Sarrià
El viento hizo un esfuerzo, pero fracasó, y una sombra parecida a un murciélago se hundió hacia el jardín de la terraza de enfrente

La campana de cristal, Silvia Plath

Sin vergüenza no hay culpa. Eso es algo que he aprendido con el paso de los años, una precede a la otra invariablemente, nadie se siente culpable de algo sin sentirse antes avergonzado de ello. De ahí el que los sinvergüenzas suelan ser personas felices. Sin embargo, los que nos andamos preguntando una y otra vez si lo que hicimos estuvo a la altura de los principios que nos inculcaron en nuestra infancia, solo disfrutamos de la felicidad a ratos.

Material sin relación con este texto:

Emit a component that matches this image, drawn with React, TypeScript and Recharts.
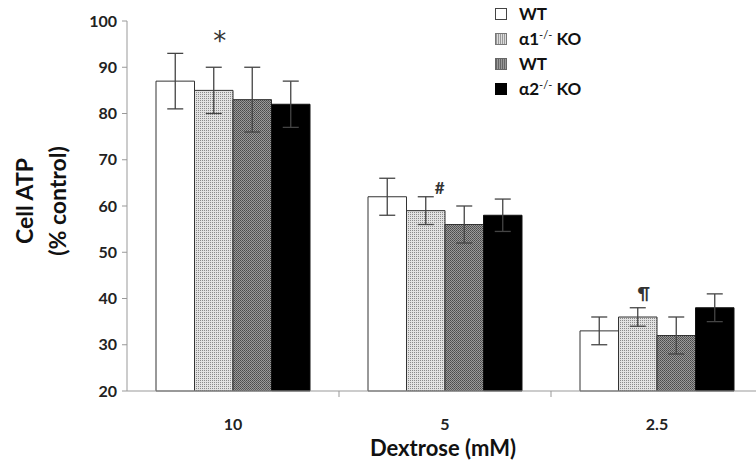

Pienso mucho en mi infancia estos días, tal vez porque es el territorio que revisitas cuando muere uno de tus padres, con la esperanza de que revivir la alegría que compartisteis juntos antaño, te compense por la pena que sufres ahora en soledad; porque así es como te sientes tras las pérdidas, por más rodeado de gente que estés y por más apoyo que te ofrezcan los que permanecen a tu lado (que no son muchos, la tristeza da miedo, tal vez porque mirando a través de ella se descubre la verdad del amor).

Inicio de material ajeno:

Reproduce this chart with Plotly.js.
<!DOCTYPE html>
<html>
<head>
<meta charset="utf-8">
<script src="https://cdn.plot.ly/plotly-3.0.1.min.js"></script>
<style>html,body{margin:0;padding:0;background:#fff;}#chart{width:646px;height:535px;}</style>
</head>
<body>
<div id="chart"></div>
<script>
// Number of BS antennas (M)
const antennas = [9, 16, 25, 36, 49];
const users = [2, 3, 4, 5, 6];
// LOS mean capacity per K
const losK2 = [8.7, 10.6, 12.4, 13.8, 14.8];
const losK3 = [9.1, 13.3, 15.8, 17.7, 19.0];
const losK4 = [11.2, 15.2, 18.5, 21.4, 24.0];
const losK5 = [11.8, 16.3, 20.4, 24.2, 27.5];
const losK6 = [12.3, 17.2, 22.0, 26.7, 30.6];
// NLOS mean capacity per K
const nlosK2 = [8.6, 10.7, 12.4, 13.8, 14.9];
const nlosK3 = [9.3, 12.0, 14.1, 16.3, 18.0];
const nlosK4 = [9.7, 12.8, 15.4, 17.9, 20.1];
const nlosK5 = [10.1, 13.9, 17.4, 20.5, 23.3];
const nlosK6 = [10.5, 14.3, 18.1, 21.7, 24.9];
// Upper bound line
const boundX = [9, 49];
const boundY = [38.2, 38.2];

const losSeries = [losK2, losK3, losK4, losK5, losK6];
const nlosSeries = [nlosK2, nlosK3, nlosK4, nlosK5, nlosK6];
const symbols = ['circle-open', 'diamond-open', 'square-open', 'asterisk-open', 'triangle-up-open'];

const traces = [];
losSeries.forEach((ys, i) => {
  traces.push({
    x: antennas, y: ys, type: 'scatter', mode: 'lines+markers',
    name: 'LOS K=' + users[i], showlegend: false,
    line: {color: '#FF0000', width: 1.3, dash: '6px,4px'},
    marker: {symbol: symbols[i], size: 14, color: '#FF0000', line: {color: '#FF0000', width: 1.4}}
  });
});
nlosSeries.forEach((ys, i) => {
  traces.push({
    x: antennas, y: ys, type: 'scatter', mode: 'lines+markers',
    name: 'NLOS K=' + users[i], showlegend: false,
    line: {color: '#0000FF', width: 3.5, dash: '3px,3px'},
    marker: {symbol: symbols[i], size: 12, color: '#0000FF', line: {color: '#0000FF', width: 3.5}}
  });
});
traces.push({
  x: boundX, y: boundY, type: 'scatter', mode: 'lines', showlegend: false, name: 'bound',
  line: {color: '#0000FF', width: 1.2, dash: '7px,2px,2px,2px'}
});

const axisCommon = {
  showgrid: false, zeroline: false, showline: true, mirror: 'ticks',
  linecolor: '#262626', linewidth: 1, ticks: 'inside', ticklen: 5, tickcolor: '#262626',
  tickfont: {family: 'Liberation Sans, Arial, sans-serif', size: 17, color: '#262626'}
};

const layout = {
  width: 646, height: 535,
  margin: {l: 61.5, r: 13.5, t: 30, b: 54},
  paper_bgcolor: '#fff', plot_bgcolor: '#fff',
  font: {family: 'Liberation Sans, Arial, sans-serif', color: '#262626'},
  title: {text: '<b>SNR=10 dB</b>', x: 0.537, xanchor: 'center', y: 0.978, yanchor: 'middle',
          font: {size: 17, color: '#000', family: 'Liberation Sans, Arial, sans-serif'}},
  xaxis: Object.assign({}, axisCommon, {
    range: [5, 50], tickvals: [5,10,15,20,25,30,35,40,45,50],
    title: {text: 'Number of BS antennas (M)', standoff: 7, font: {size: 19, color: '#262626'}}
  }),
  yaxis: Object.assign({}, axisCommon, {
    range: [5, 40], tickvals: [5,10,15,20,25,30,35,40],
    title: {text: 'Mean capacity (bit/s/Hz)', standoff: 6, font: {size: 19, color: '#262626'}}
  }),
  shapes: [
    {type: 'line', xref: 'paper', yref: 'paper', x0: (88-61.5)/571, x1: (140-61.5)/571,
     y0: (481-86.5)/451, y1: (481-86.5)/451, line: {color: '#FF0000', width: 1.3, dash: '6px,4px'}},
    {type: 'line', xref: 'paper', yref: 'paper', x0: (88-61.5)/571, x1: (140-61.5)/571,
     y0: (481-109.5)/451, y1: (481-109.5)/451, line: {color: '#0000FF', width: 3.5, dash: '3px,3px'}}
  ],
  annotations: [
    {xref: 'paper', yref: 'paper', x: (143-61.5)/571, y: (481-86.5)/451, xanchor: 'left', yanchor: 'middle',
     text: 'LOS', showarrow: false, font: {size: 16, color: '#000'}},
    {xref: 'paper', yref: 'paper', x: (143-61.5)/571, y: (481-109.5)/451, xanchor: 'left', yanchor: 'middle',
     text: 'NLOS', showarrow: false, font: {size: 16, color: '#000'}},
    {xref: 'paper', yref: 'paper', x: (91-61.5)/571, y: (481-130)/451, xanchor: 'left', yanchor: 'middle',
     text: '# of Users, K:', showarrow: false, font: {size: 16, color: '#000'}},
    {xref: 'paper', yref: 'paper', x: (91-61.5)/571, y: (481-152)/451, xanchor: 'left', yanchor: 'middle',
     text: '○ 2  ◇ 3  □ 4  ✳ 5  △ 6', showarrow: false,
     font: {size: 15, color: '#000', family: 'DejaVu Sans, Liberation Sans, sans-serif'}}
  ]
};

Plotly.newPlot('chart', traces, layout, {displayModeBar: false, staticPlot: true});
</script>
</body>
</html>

La muerte de un ser querido nos obliga a tomar consciencia de la soledad primigenia que nos habita. Pero no solo hace eso, también resitúa los problemas y, no puede ser de otra manera, los minimiza, porque frente a la muerte todo se torna poca cosa. También nos recuerda que la vida hay que disfrutarla con los que amamos –y nos aman, a ser posible-. Y eso es bueno, porque nos ayuda a situarnos en una dulce tesitura, que nos permite soltar lastre y seguir nuestro camino, sin sentir vergüenza alguna.

Y sin vergüenza, claro está, no hay culpa.